Figure scripts:
◇ ◇ ◇ ◇ ◇ ◇ ◇
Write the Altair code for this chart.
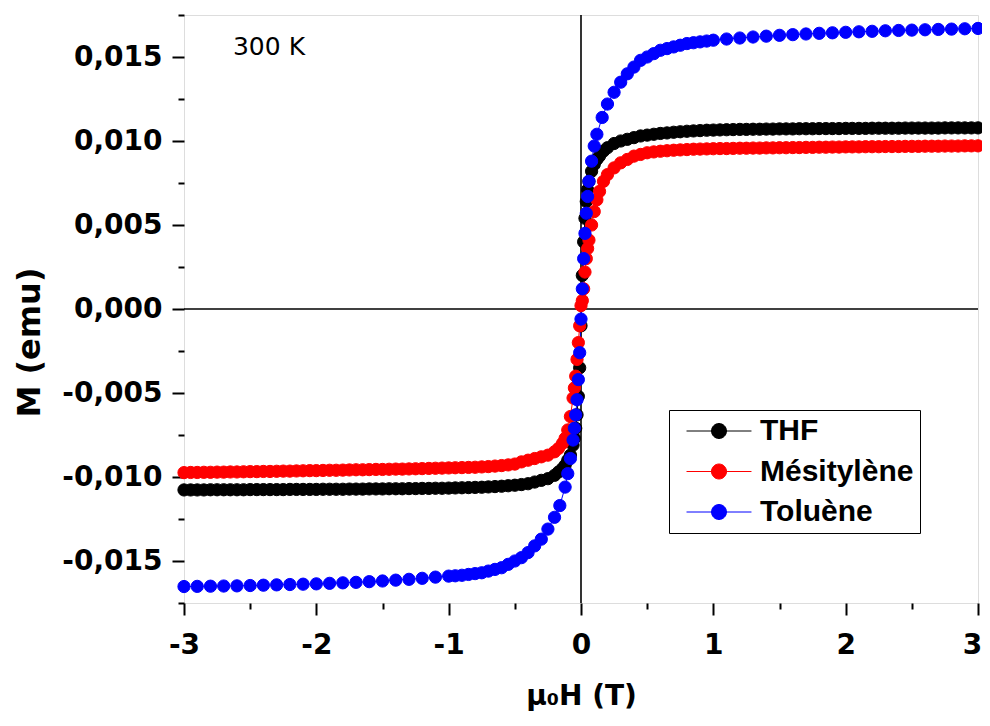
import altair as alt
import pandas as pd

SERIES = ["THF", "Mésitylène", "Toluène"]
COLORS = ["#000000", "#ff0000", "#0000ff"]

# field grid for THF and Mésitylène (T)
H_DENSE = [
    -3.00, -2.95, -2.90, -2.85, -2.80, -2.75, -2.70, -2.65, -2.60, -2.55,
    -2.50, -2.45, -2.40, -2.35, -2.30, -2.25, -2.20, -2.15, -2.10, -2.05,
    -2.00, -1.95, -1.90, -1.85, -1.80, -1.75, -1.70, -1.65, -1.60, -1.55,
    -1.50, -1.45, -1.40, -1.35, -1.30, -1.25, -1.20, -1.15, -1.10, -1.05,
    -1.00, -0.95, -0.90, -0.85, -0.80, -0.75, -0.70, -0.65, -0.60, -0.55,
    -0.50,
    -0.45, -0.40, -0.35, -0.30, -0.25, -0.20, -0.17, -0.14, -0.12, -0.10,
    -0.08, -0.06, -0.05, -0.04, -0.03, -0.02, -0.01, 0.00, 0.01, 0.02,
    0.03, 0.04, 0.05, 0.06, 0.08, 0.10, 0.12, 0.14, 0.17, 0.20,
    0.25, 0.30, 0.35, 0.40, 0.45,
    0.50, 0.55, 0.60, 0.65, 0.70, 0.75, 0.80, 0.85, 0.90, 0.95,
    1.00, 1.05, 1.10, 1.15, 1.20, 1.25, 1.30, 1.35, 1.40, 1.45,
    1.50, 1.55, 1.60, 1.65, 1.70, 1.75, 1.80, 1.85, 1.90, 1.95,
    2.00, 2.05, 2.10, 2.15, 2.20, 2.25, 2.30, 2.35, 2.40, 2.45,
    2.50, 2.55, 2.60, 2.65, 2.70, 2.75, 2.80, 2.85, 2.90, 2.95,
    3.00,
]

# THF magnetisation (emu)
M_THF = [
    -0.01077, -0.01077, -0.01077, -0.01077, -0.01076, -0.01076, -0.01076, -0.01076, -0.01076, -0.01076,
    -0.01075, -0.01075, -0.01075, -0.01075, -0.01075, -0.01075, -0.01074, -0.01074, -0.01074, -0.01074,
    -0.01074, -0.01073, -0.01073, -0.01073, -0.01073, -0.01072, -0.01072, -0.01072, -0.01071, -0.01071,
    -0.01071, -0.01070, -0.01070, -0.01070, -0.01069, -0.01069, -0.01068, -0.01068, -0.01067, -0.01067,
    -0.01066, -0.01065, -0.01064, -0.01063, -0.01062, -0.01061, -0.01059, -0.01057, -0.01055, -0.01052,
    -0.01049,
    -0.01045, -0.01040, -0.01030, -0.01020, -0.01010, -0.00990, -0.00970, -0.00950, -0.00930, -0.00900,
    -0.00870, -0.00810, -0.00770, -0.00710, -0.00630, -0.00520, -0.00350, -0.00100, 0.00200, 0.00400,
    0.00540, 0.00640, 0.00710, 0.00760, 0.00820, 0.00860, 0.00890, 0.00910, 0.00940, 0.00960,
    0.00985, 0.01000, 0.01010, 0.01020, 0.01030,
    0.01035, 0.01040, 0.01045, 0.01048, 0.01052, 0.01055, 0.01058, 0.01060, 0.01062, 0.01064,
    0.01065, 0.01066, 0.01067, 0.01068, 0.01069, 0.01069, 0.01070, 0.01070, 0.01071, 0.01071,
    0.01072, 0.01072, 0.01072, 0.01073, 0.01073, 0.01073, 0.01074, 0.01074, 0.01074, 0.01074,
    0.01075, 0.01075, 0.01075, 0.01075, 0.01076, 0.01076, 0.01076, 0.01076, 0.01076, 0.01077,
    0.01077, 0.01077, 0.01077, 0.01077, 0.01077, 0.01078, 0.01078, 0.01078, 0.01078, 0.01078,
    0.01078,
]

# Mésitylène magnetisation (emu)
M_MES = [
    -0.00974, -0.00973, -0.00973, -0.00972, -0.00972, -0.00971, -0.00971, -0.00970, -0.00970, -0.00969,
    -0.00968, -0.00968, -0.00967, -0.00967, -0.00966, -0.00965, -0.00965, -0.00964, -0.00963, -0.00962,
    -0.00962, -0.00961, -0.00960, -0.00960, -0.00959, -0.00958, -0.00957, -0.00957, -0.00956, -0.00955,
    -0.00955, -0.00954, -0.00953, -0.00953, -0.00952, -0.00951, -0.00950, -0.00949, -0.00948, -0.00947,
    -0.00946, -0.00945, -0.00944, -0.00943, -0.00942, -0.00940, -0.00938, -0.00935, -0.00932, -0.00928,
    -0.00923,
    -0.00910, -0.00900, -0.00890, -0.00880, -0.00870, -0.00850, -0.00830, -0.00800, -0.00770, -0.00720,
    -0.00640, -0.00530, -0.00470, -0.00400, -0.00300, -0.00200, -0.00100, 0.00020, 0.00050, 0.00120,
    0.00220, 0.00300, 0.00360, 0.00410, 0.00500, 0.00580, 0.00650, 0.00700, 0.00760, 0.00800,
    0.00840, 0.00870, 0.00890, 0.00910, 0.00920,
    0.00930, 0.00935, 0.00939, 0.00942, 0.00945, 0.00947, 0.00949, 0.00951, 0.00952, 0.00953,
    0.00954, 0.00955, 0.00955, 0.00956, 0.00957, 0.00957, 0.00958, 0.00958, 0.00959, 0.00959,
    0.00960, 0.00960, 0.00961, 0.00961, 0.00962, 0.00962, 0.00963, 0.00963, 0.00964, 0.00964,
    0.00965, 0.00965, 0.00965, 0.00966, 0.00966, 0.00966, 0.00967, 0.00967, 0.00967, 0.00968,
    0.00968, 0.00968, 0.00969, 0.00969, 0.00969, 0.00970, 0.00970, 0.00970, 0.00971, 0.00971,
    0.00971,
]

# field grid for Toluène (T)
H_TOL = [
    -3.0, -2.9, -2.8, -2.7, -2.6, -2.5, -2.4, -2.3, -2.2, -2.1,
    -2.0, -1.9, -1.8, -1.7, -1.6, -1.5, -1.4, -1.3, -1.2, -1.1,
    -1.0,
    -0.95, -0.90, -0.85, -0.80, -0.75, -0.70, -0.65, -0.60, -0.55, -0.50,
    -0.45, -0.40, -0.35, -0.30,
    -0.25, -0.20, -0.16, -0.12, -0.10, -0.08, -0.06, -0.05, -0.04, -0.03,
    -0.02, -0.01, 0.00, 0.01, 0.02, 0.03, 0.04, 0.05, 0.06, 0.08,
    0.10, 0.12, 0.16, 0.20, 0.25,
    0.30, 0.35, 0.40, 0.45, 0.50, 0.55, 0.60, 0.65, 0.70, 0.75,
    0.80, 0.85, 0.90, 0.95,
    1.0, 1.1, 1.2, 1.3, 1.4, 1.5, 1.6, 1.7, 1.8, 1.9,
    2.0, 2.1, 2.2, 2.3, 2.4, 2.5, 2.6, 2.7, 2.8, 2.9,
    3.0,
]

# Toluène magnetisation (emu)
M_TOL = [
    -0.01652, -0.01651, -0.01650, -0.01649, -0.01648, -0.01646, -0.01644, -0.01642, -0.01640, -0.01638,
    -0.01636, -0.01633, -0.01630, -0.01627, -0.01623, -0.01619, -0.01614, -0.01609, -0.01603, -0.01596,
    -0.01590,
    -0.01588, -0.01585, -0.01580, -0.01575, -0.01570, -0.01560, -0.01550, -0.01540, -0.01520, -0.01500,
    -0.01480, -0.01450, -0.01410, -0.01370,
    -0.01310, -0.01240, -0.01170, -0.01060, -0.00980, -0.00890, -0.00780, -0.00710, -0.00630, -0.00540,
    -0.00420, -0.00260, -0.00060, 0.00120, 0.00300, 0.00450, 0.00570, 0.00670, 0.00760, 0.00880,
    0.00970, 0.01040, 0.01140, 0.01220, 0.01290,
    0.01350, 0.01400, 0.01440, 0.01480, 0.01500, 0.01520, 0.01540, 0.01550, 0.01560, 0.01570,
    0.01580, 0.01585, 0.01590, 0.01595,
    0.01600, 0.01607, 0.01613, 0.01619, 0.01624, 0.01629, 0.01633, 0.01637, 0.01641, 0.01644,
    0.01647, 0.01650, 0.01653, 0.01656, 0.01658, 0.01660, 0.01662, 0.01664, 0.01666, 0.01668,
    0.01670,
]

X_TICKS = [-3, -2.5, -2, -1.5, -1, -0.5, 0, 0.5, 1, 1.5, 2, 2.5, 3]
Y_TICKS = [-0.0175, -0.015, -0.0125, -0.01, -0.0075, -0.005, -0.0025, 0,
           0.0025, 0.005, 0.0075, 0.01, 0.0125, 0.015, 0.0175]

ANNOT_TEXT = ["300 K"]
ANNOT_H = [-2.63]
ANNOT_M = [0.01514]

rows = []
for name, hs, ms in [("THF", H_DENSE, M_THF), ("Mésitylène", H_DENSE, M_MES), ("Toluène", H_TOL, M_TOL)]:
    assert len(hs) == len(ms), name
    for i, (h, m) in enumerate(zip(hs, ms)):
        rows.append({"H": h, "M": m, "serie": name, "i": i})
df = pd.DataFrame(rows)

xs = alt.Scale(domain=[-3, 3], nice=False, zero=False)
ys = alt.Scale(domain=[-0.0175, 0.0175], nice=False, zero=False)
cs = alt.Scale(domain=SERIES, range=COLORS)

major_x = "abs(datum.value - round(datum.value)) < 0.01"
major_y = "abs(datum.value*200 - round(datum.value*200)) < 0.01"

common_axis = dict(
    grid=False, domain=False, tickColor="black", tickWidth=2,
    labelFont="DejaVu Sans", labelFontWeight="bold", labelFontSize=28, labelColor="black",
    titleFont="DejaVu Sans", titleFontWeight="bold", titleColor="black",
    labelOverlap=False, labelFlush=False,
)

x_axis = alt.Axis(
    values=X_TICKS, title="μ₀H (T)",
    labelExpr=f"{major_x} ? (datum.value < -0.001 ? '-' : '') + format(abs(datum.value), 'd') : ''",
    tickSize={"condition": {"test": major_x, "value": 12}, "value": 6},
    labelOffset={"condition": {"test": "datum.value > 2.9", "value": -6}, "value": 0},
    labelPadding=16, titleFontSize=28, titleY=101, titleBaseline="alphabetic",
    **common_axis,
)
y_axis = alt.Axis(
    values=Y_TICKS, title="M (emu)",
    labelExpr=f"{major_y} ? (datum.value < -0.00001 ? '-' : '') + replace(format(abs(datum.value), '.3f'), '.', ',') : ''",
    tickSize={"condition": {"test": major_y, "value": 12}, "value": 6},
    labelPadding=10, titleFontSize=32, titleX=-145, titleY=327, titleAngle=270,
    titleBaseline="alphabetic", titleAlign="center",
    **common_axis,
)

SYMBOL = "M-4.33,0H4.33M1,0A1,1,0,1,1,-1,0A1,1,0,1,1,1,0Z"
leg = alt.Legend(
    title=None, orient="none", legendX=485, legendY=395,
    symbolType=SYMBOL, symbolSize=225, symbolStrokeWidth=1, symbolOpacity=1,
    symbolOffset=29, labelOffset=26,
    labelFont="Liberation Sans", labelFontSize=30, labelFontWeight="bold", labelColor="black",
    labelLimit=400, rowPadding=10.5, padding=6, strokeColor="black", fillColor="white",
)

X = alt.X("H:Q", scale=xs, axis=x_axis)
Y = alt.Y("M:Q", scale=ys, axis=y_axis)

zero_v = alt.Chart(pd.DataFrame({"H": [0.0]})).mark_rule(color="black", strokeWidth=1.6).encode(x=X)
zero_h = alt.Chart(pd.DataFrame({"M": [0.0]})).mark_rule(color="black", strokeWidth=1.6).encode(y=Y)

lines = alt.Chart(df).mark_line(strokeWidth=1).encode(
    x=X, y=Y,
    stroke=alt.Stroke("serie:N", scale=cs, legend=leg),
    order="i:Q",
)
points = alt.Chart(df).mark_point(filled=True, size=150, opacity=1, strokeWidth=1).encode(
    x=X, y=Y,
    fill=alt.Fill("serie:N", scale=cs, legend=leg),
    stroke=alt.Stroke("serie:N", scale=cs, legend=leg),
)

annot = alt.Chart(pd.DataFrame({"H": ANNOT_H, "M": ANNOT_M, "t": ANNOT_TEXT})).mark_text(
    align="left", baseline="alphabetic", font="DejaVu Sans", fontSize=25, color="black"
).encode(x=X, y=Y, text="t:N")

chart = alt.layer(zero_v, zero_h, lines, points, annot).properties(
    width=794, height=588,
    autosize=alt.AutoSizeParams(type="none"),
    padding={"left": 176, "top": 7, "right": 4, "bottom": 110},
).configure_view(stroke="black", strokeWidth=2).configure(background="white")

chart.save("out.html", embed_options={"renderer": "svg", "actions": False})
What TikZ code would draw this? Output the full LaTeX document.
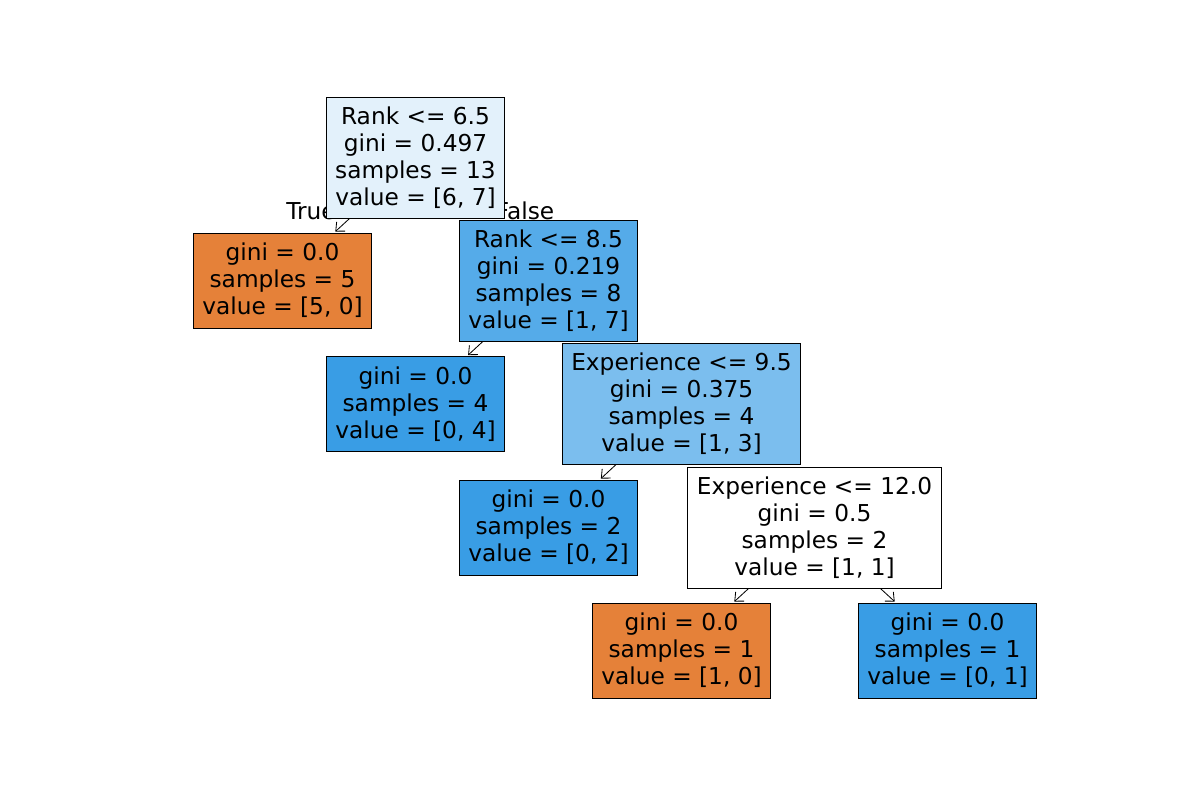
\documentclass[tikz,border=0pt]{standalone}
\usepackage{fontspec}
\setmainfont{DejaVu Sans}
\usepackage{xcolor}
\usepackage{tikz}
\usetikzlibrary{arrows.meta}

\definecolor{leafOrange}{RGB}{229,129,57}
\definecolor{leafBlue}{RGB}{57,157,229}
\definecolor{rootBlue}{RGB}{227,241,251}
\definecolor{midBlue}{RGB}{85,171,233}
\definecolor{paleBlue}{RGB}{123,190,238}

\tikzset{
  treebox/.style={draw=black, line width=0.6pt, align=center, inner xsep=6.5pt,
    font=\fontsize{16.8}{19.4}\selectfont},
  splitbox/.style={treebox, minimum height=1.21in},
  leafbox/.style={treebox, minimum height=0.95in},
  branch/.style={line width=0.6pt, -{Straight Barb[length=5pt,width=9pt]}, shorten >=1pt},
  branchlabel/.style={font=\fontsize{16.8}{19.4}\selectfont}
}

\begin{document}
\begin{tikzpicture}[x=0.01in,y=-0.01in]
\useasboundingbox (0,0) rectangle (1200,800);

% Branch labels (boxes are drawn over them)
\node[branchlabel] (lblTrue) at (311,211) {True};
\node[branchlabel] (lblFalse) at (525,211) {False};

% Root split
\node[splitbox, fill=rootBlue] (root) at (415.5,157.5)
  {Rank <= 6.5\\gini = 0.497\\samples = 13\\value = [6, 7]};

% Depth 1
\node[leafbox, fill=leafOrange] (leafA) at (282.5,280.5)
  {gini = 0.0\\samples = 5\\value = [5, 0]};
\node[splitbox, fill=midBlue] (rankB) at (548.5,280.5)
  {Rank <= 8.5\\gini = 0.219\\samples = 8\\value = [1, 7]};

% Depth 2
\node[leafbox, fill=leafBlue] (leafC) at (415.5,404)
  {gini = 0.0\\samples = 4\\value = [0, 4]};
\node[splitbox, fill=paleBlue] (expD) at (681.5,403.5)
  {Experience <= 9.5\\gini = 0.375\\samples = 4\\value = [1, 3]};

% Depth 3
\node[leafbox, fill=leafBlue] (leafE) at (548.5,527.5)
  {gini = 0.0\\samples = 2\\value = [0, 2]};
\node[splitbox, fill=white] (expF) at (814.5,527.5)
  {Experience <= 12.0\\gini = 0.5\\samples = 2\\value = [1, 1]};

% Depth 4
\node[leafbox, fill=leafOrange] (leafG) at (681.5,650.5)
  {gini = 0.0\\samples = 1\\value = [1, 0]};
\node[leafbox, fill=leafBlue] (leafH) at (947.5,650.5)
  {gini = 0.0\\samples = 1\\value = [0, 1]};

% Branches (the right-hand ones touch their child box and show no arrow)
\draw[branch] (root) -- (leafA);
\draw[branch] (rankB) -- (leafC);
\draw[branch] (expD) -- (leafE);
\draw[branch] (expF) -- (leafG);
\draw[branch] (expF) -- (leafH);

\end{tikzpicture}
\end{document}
◇ ◇ ◇ ◇ ◇ ◇ ◇
[Exercise objective] Pictures excluded, give again exactly and only the lines of the material above from the line with "What TikZ code" through the line with "8.5\\gini = 0.219\\samples".

[Output for this task]
What TikZ code would draw this? Output the full LaTeX document.
\documentclass[tikz,border=0pt]{standalone}
\usepackage{fontspec}
\setmainfont{DejaVu Sans}
\usepackage{xcolor}
\usepackage{tikz}
\usetikzlibrary{arrows.meta}

\definecolor{leafOrange}{RGB}{229,129,57}
\definecolor{leafBlue}{RGB}{57,157,229}
\definecolor{rootBlue}{RGB}{227,241,251}
\definecolor{midBlue}{RGB}{85,171,233}
\definecolor{paleBlue}{RGB}{123,190,238}

\tikzset{
  treebox/.style={draw=black, line width=0.6pt, align=center, inner xsep=6.5pt,
    font=\fontsize{16.8}{19.4}\selectfont},
  splitbox/.style={treebox, minimum height=1.21in},
  leafbox/.style={treebox, minimum height=0.95in},
  branch/.style={line width=0.6pt, -{Straight Barb[length=5pt,width=9pt]}, shorten >=1pt},
  branchlabel/.style={font=\fontsize{16.8}{19.4}\selectfont}
}

\begin{document}
\begin{tikzpicture}[x=0.01in,y=-0.01in]
\useasboundingbox (0,0) rectangle (1200,800);

% Branch labels (boxes are drawn over them)
\node[branchlabel] (lblTrue) at (311,211) {True};
\node[branchlabel] (lblFalse) at (525,211) {False};

% Root split
\node[splitbox, fill=rootBlue] (root) at (415.5,157.5)
  {Rank <= 6.5\\gini = 0.497\\samples = 13\\value = [6, 7]};

% Depth 1
\node[leafbox, fill=leafOrange] (leafA) at (282.5,280.5)
  {gini = 0.0\\samples = 5\\value = [5, 0]};
\node[splitbox, fill=midBlue] (rankB) at (548.5,280.5)
  {Rank <= 8.5\\gini = 0.219\\samples = 8\\value = [1, 7]};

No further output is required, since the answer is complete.